Change

I want something new in my life, something new and clean and fresh and exciting and not weighed down with all the things I’ve fucked up on over the years or hesitated on for so long that the chance has passed. I want to start fresh and not constantly think about all the dumb or mean things I’ve said to people and all the times I’ve sabotaged myself, intentionally or not, to hold myself back or put myself down. I want to do something well, and quickly. I want to be done with school. I don’t want to be an accountant. I want to go back in time and just not go back to school at all, so I could work a job like I have now, only full time, and not have a mountain of student loan debt looming in the distance. I want to move somewhere new, fresh, and clean, and make it a home, instead of a place where I sleep and eat and never really clean because who cares, it’s not like it’ll stay nice and neat anyway. I want to get my hair chopped off short, or dye it, or go shopping because I feel like I’m always wearing the same things over and over again because I can’t justify the expense of buying something else. I want a change. I want something different, I don’t even really care what it is, as long as it’s not something sad.
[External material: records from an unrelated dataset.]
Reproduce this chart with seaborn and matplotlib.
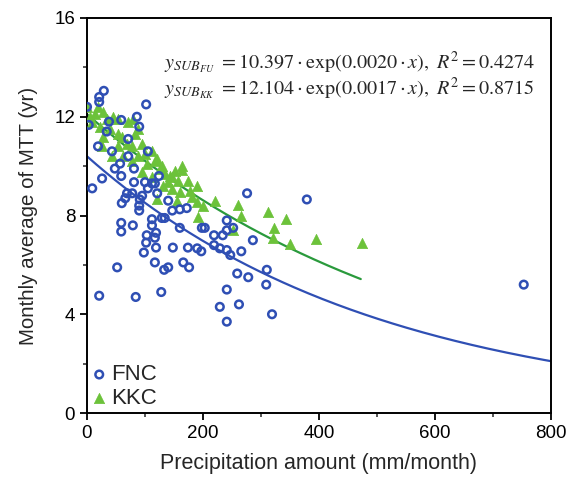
import numpy as np
import pandas as pd
import matplotlib
matplotlib.use("Agg")
import matplotlib.pyplot as plt
from matplotlib.ticker import MultipleLocator
import seaborn as sns

# ---- data ----
fnc_x = [29, 21, 21, 102, 0, 3, 38, 59, 86, 90, 34, 71, 19, 43, 105, 71, 57, 48, 81, 59,
         26, 124, 9, 81, 100, 112, 117, 78, 69, 66, 60, 95, 91, 90, 90, 105, 121, 140, 147, 160,
         172, 276, 379, 129, 134, 112, 112, 59, 59, 79, 103, 119, 117, 102, 119, 98, 148, 174, 190, 197,
         160, 198, 203, 219, 234, 241, 241, 252, 286, 219, 229, 241, 247, 266, 117, 166, 176, 52, 140, 133,
         259, 278, 310, 309, 241, 21, 84, 128, 229, 262, 319, 241, 753]
fnc_y = [13.05, 12.8, 12.6, 12.5, 12.4, 11.67, 11.8, 11.87, 12.0, 11.6, 11.4, 11.1, 10.8, 10.6, 10.6, 10.4, 10.1, 9.9, 9.9, 9.6,
         9.5, 9.6, 9.1, 9.35, 9.35, 9.3, 9.3, 8.9, 8.9, 8.7, 8.5, 8.8, 8.65, 8.4, 8.2, 9.1, 8.9, 8.6, 8.2, 8.25,
         8.3, 8.9, 8.65, 7.9, 7.9, 7.85, 7.6, 7.7, 7.35, 7.6, 7.2, 7.3, 7.1, 6.9, 6.7, 6.5, 6.7, 6.7, 6.67, 6.55,
         7.5, 7.5, 7.5, 7.2, 7.2, 7.8, 7.4, 7.5, 7.0, 6.8, 6.67, 6.6, 6.4, 6.55, 6.1, 6.1, 5.9, 5.9, 5.9, 5.8,
         5.65, 5.5, 5.8, 5.2, 5.0, 4.75, 4.7, 4.9, 4.3, 4.4, 4.0, 3.7, 5.2]

kkc_x = [0, 19, 28, 14, 45, 71, 53, 9, 22, 40, 53, 28, 83, 88, 69, 26, 53, 78, 95, 112,
         43, 62, 88, 78, 103, 129, 117, 134, 152, 164, 147, 112, 95, 140, 157, 126, 143, 131, 147, 160,
         178, 181, 200, 121, 155, 190, 252, 221, 260, 266, 312, 343, 322, 321, 350, 395, 474, 191, 190, 174,
         164, 121, 80, 5, 35, 60, 100]
kkc_y = [12.4, 12.4, 12.2, 12.1, 12.0, 11.8, 11.9, 11.8, 11.6, 11.5, 11.3, 11.2, 11.3, 11.5, 10.9, 10.8, 10.8, 10.8, 10.9, 10.6,
         10.4, 10.4, 10.4, 10.2, 10.1, 10.0, 10.2, 9.7, 9.8, 10.0, 9.55, 9.55, 9.75, 9.35, 9.4, 9.9, 9.6, 9.2, 9.07, 8.94,
         8.98, 8.74, 8.37, 8.66, 8.58, 8.54, 7.4, 8.58, 8.41, 7.97, 8.13, 7.85, 7.48, 7.07, 6.83, 7.03, 6.87, 7.93, 9.19, 9.39,
         9.84, 10.3, 11.9, 12.0, 11.9, 11.2, 10.5]

# fit parameters printed on the chart
fnc_a, fnc_b = 10.397, 0.0020
kkc_a, kkc_b = 12.104, 0.0017
fnc_xmax, kkc_xmax = 800, 472

blue = "#2f4fb4"
green = "#6cc23a"
green_line = "#2a9a3c"

sns.set_theme(style="ticks")
plt.rcParams["font.family"] = ["Liberation Sans", "DejaVu Sans"]
plt.rcParams["mathtext.fontset"] = "stix"

fig = plt.figure(figsize=(5.68, 4.82), dpi=100)
ax = fig.add_axes([87/568, 1-413/482, (551-87)/568, (413-18)/482])

df_f = pd.DataFrame({"x": fnc_x, "y": fnc_y})
df_k = pd.DataFrame({"x": kkc_x, "y": kkc_y})

sns.scatterplot(data=df_k, x="x", y="y", ax=ax, marker="^", s=55, color=green,
                edgecolor=green, linewidth=0.5, label="KKC", zorder=3)
sns.scatterplot(data=df_f, x="x", y="y", ax=ax, marker="o", s=30, facecolor="none",
                edgecolor=blue, linewidth=1.8, label="FNC", zorder=4)

xf = np.linspace(0, fnc_xmax, 200)
xk = np.linspace(0, kkc_xmax, 200)
sns.lineplot(x=xf, y=fnc_a*np.exp(-fnc_b*xf), ax=ax, color=blue, linewidth=1.6, zorder=2)
sns.lineplot(x=xk, y=kkc_a*np.exp(-kkc_b*xk), ax=ax, color=green_line, linewidth=1.6, zorder=2)

ax.set_xlim(0, 800)
ax.set_ylim(0, 16)
ax.xaxis.set_major_locator(MultipleLocator(200))
ax.xaxis.set_minor_locator(MultipleLocator(100))
ax.yaxis.set_major_locator(MultipleLocator(4))
ax.yaxis.set_minor_locator(MultipleLocator(2))
ax.tick_params(which="major", direction="out", length=5, width=1.3, labelsize=13.5, colors="black")
ax.tick_params(which="minor", direction="out", length=3, width=1.1)
for sp in ax.spines.values():
    sp.set_visible(True)
    sp.set_linewidth(1.4)
    sp.set_color("black")

ax.set_xlabel("Precipitation amount (mm/month)", fontsize=15.5, labelpad=8)
ax.set_ylabel("Monthly average of MTT (yr)", fontsize=14.8, labelpad=12)

ax.text(0.165, 0.888, r"$y_{SUB_{FU}}\ =10.397\cdot\mathrm{exp}\left(0.0020\cdot x\right),\ R^2=0.4274$",
        transform=ax.transAxes, fontsize=14.5, ha="left", va="center")
ax.text(0.165, 0.822, r"$y_{SUB_{KK}}\ =12.104\cdot\mathrm{exp}\left(0.0017\cdot x\right),\ R^2=0.8715$",
        transform=ax.transAxes, fontsize=14.5, ha="left", va="center")

h, l = ax.get_legend_handles_labels()
order = [l.index("FNC"), l.index("KKC")]
ax.legend([h[i] for i in order], [l[i] for i in order], loc="lower left", frameon=False,
          fontsize=16, handlelength=0.7, handletextpad=0.2, borderaxespad=0.0,
          labelspacing=0.1, borderpad=0.2, bbox_to_anchor=(0.0, 0.0))

fig.savefig("out.png", dpi=100)
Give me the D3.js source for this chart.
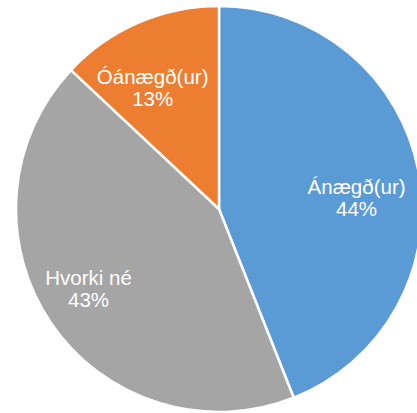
<!DOCTYPE html>
<html>
<head>
<meta charset="utf-8">
<script src="https://cdn.jsdelivr.net/npm/d3@7"></script>
<style>
  html, body { margin: 0; padding: 0; background: #fff; }
  svg { display: block; }
</style>
</head>
<body>
<svg id="chart" width="417" height="413"></svg>
<script>
// Satisfaction survey shares
const categories = ["Ánægð(ur)", "Hvorki né", "Óánægð(ur)"];
const shares = [44, 43, 13];
const colors = ["#5B9BD5", "#A5A5A5", "#ED7D31"];

const width = 417, height = 413;
const cx = 219, cy = 209, radius = 203;

const svg = d3.select("#chart");
const g = svg.append("g").attr("transform", `translate(${cx},${cy})`);

const data = categories.map((c, i) => ({ name: c, value: shares[i], color: colors[i] }));

const pie = d3.pie().sort(null).value(d => d.value);
const arcs = pie(data);

const arc = d3.arc().innerRadius(0).outerRadius(radius);

g.selectAll("path.slice")
  .data(arcs)
  .join("path")
  .attr("class", "slice")
  .attr("d", arc)
  .attr("fill", d => d.data.color)
  .attr("stroke", "#fff")
  .attr("stroke-width", 2.5)
  .attr("stroke-linejoin", "round");

// Label anchor radius and angle nudges (label kept clear of the right edge)
const labelRadius = [138, 153, 138];
const angleShift = [0.108, 0.047, -0.093];

const labels = g.selectAll("text.label")
  .data(arcs)
  .join("text")
  .attr("class", "label")
  .attr("text-anchor", "middle")
  .attr("fill", "#fff")
  .style("font-family", "'Liberation Sans', Arial, Helvetica, sans-serif")
  .style("font-size", "20.5px")
  .attr("transform", (d, i) => {
    const a = (d.startAngle + d.endAngle) / 2 + angleShift[i];
    const r = labelRadius[i];
    return `translate(${r * Math.sin(a)},${-r * Math.cos(a)})`;
  });

labels.append("tspan")
  .attr("x", 0)
  .attr("dy", "-0.2em")
  .text(d => d.data.name);

labels.append("tspan")
  .attr("x", 0)
  .attr("dy", "1.1em")
  .text(d => d3.format(".0f")(d.data.value) + "%");
</script>
</body>
</html>
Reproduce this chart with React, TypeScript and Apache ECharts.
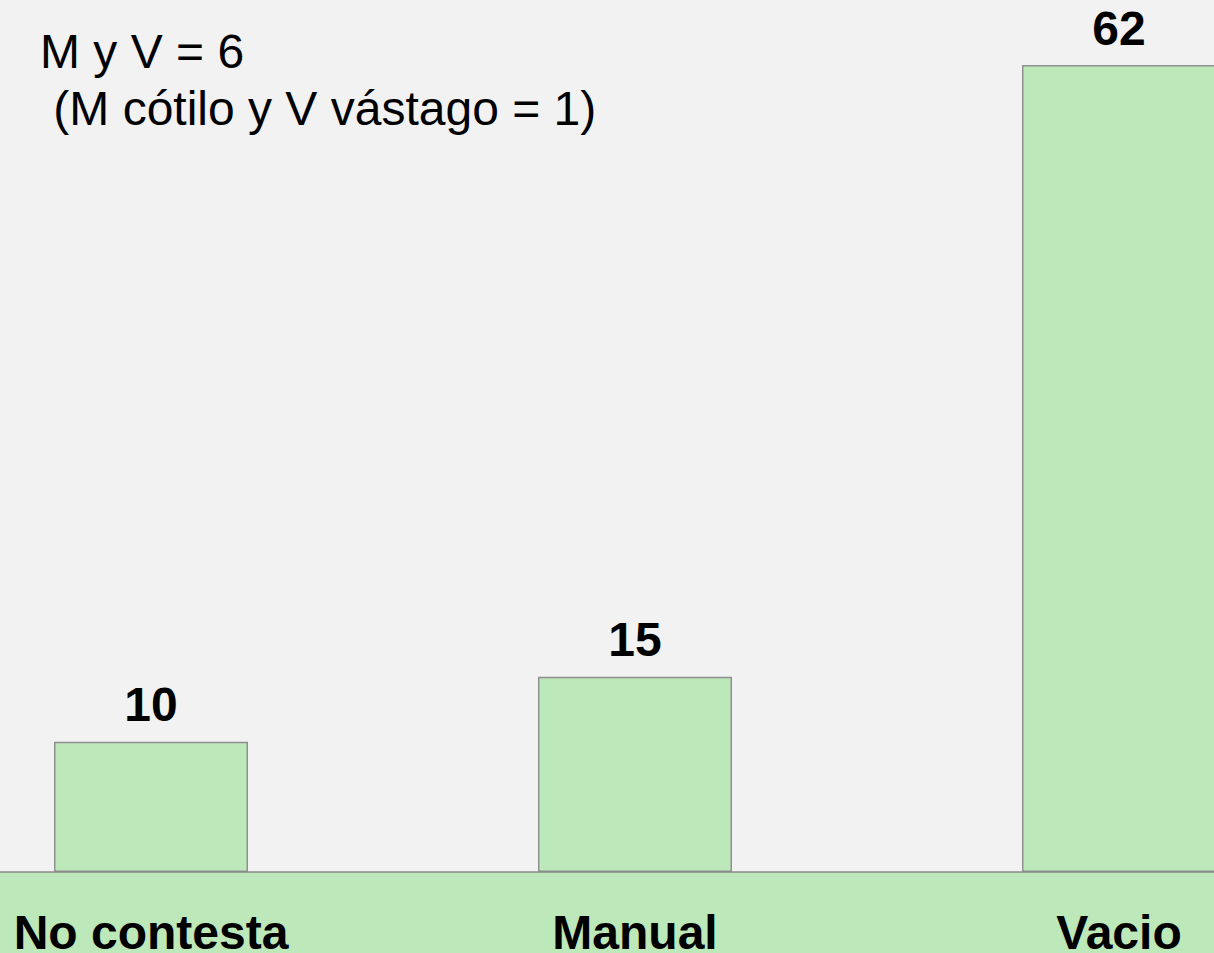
import React, { useEffect, useRef } from "react";
import * as echarts from "echarts";

const categories = ["No contesta", "Manual", "Vacio"];
const values = [10, 15, 62];
const noteLines = ["M y V = 6", " (M cótilo y V vástago = 1)"];

export default function App() {
  const ref = useRef<HTMLDivElement>(null);
  useEffect(() => {
    document.body.style.margin = "0";
    const chart = echarts.init(ref.current!, null, { renderer: "svg" });
    chart.setOption({
      animation: false,
      backgroundColor: "#f2f2f2",
      textStyle: { fontFamily: "Liberation Sans, Arial, sans-serif" },
      grid: {
        left: -91,
        right: -147,
        top: 0,
        bottom: 81,
        containLabel: false,
        outerBoundsMode: "none",
      },
      xAxis: {
        type: "category",
        data: categories,
        boundaryGap: true,
        axisTick: { show: false },
        axisLine: { show: true, lineStyle: { color: "#8a8a8a", width: 1.5 } },
        axisLabel: {
          margin: 36,
          fontSize: 48,
          fontWeight: "bold",
          color: "#000",
          fontFamily: "Liberation Sans, Arial, sans-serif",
        },
        z: 10,
      },
      yAxis: {
        type: "value",
        min: 0,
        max: 67,
        show: false,
        splitLine: { show: false },
      },
      graphic: [
        {
          type: "rect",
          left: 0,
          bottom: 0,
          shape: { width: 1214, height: 81 },
          style: { fill: "#bde8b9" },
          z: -1,
          silent: true,
        },
        {
          type: "text",
          left: 40,
          top: 23,
          style: {
            text: noteLines.join("\n"),
            fontSize: 48,
            lineHeight: 57,
            fill: "#000",
            fontFamily: "Liberation Sans, Arial, sans-serif",
          },
        },
      ],
      series: [
        {
          type: "bar",
          data: values,
          barWidth: 194,
          itemStyle: { color: "#bde8b9", borderColor: "#8f8f8f", borderWidth: 1.5 },
          label: {
            show: true,
            position: "top",
            distance: 13,
            fontSize: 48,
            fontWeight: "bold",
            color: "#000",
            fontFamily: "Liberation Sans, Arial, sans-serif",
          },
        },
      ],
    });
    return () => chart.dispose();
  }, []);
  return (
    <div
      ref={ref}
      style={{ position: "fixed", left: 0, top: 0, width: 1214, height: 953 }}
    />
  );
}
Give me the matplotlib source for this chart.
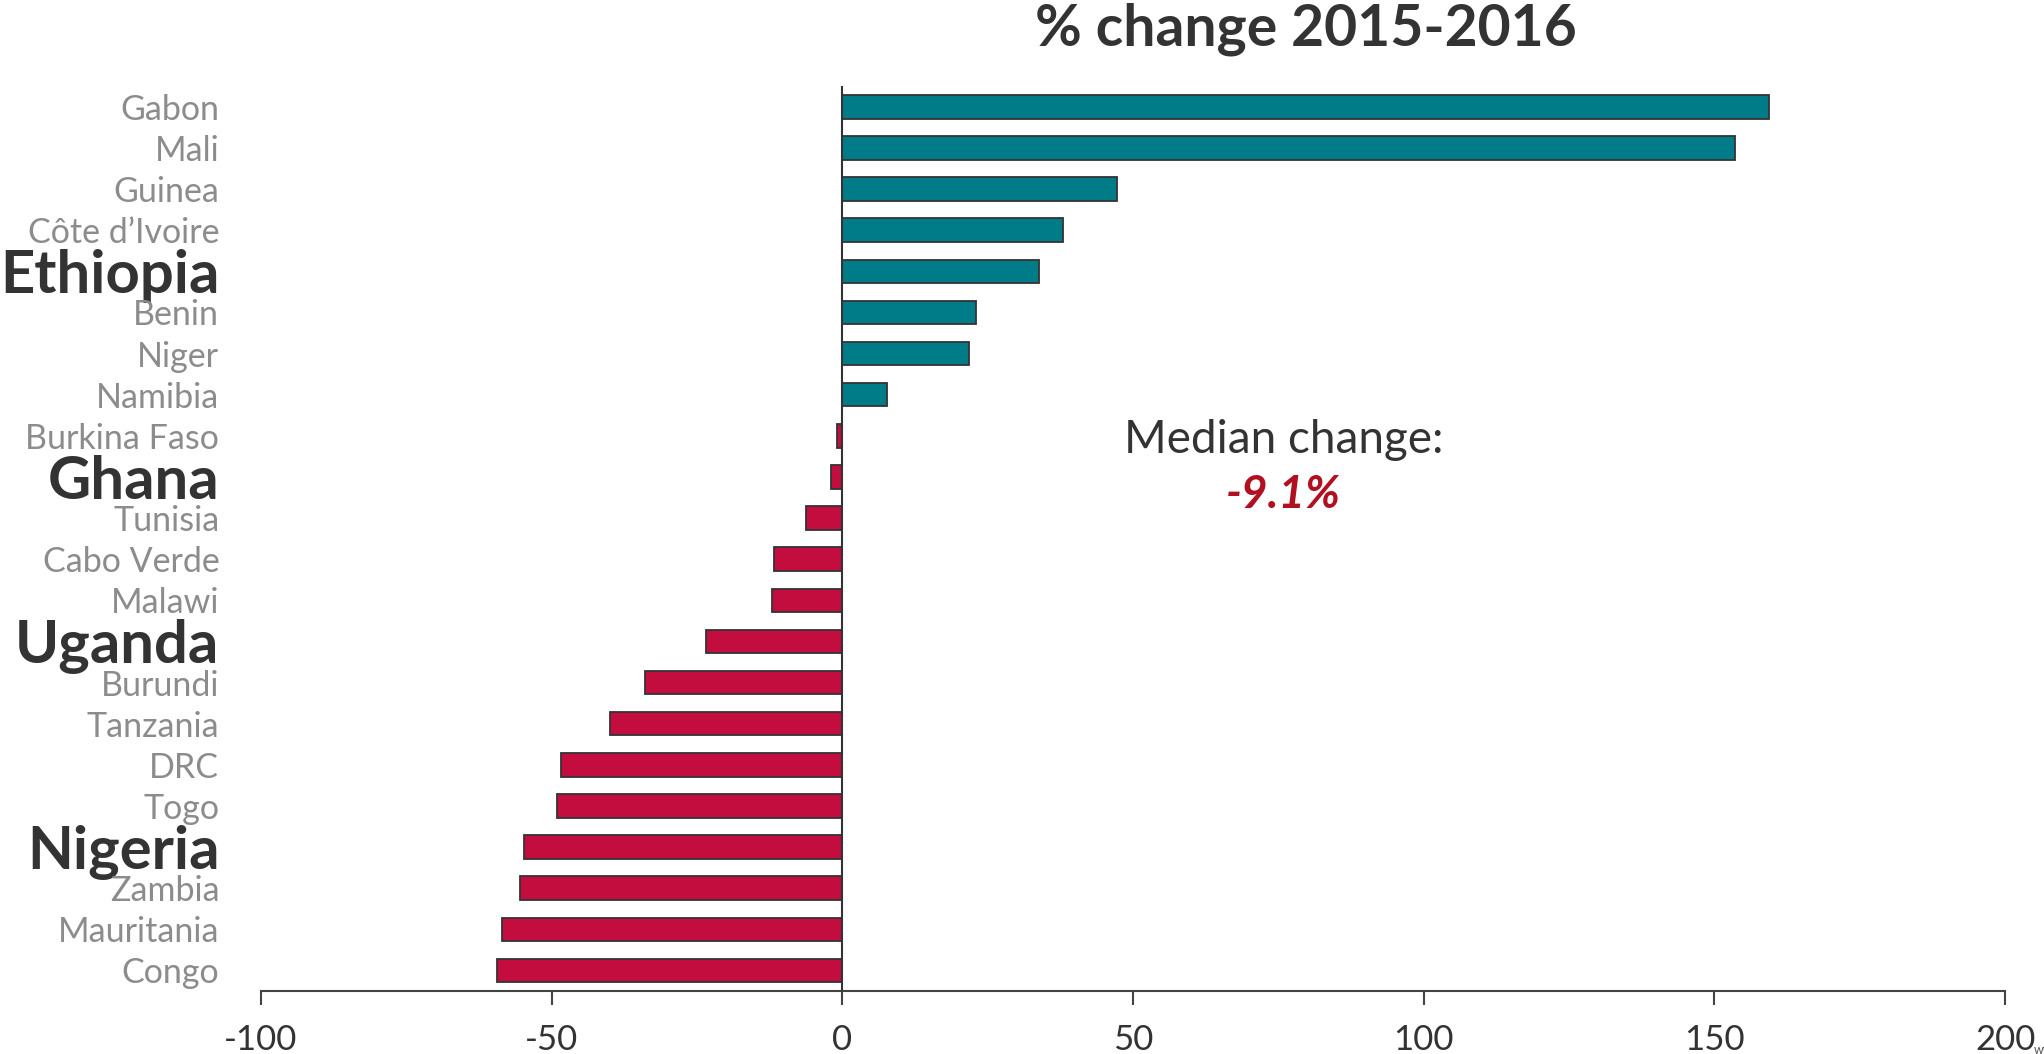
import matplotlib.pyplot as plt
import numpy as np

countries = ['Gabon', 'Mali', 'Guinea', 'Côte d\u2019Ivoire', 'Ethiopia', 'Benin',
             'Niger', 'Namibia', 'Burkina Faso', 'Ghana', 'Tunisia', 'Cabo Verde',
             'Malawi', 'Uganda', 'Burundi', 'Tanzania', 'DRC', 'Togo', 'Nigeria',
             'Zambia', 'Mauritania', 'Congo']
pct_change = [159.4, 153.6, 47.3, 37.9, 33.9, 22.9, 21.7, 7.6, -0.9, -2.0, -6.3,
              -11.7, -12.1, -23.5, -33.9, -39.9, -48.4, -49.1, -54.7, -55.4, -58.5, -59.4]
highlight = ['Ethiopia', 'Ghana', 'Uganda', 'Nigeria']
x_ticks = [-100, -50, 0, 50, 100, 150, 200]
median_label = '-9.1%'

plt.rcParams['font.family'] = ['Lato', 'DejaVu Sans']

fig = plt.figure(figsize=(20.44, 10.54), dpi=100)
ax = fig.add_axes([0.1277, 0.0598, 0.8533, 0.8584])

y = np.arange(len(countries))
colors = ['#007C89' if v >= 0 else '#C20D3E' for v in pct_change]
ax.barh(y, pct_change, height=0.57, color=colors, edgecolor='#333333', linewidth=1.3, zorder=2)

ax.set_xlim(-100, 200)
ax.set_ylim(len(countries) - 0.5, -0.5)
ax.axvline(0, color='#333333', linewidth=1.5, zorder=3)

for s in ['top', 'right', 'left']:
    ax.spines[s].set_visible(False)
ax.spines['bottom'].set_color('#444444')
ax.spines['bottom'].set_linewidth(1.5)

ax.set_xticks(x_ticks)
ax.set_xticklabels([str(t) for t in x_ticks])
ax.tick_params(axis='x', direction='out', length=10, width=1.5, color='#444444',
               labelsize=25, labelcolor='#333333', pad=14)

ax.set_yticks(y)
ax.set_yticklabels(countries)
ax.tick_params(axis='y', length=0, pad=30)
for lbl in ax.get_yticklabels():
    if lbl.get_text() in highlight:
        lbl.set_fontsize(43)
        lbl.set_fontweight('bold')
        lbl.set_color('#333333')
    else:
        lbl.set_fontsize(24.5)
        lbl.set_color('#8C8C8C')

fig.text(0.639, 0.972, '% change 2015-2016', ha='center', va='center',
         fontsize=41, fontweight='bold', color='#333333')

fig.text(0.628, 0.583, 'Median change:', ha='center', va='center',
         fontsize=33, color='#333333')
fig.text(0.628, 0.530, median_label, ha='center', va='center',
         fontsize=33, fontweight='bold', fontstyle='italic', color='#B01020')

fig.text(0.995, -0.002, 'www', ha='left', va='bottom', fontsize=9, color='#555555')

fig.savefig('out.png', dpi=100)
It seems that most of the times that I crave a big life change, it comes in the form of something horrible or tragic. I want to plan a wedding and not have to budget down to the penny, or feel so very guilty for spending such a ludicrous amount on what boils down to just one day, when my family is being so kind and generous to be helping us out so much in the first place. I want to feel the way you feel when you’re a little kid, and you wake up early in the morning and find out that you don’t have to go to school that day. I want to stand in the doorway and see the snow spread out in front of me as far as I can see, just a wide and vast expanse of shimmering white. I want to feel infinite.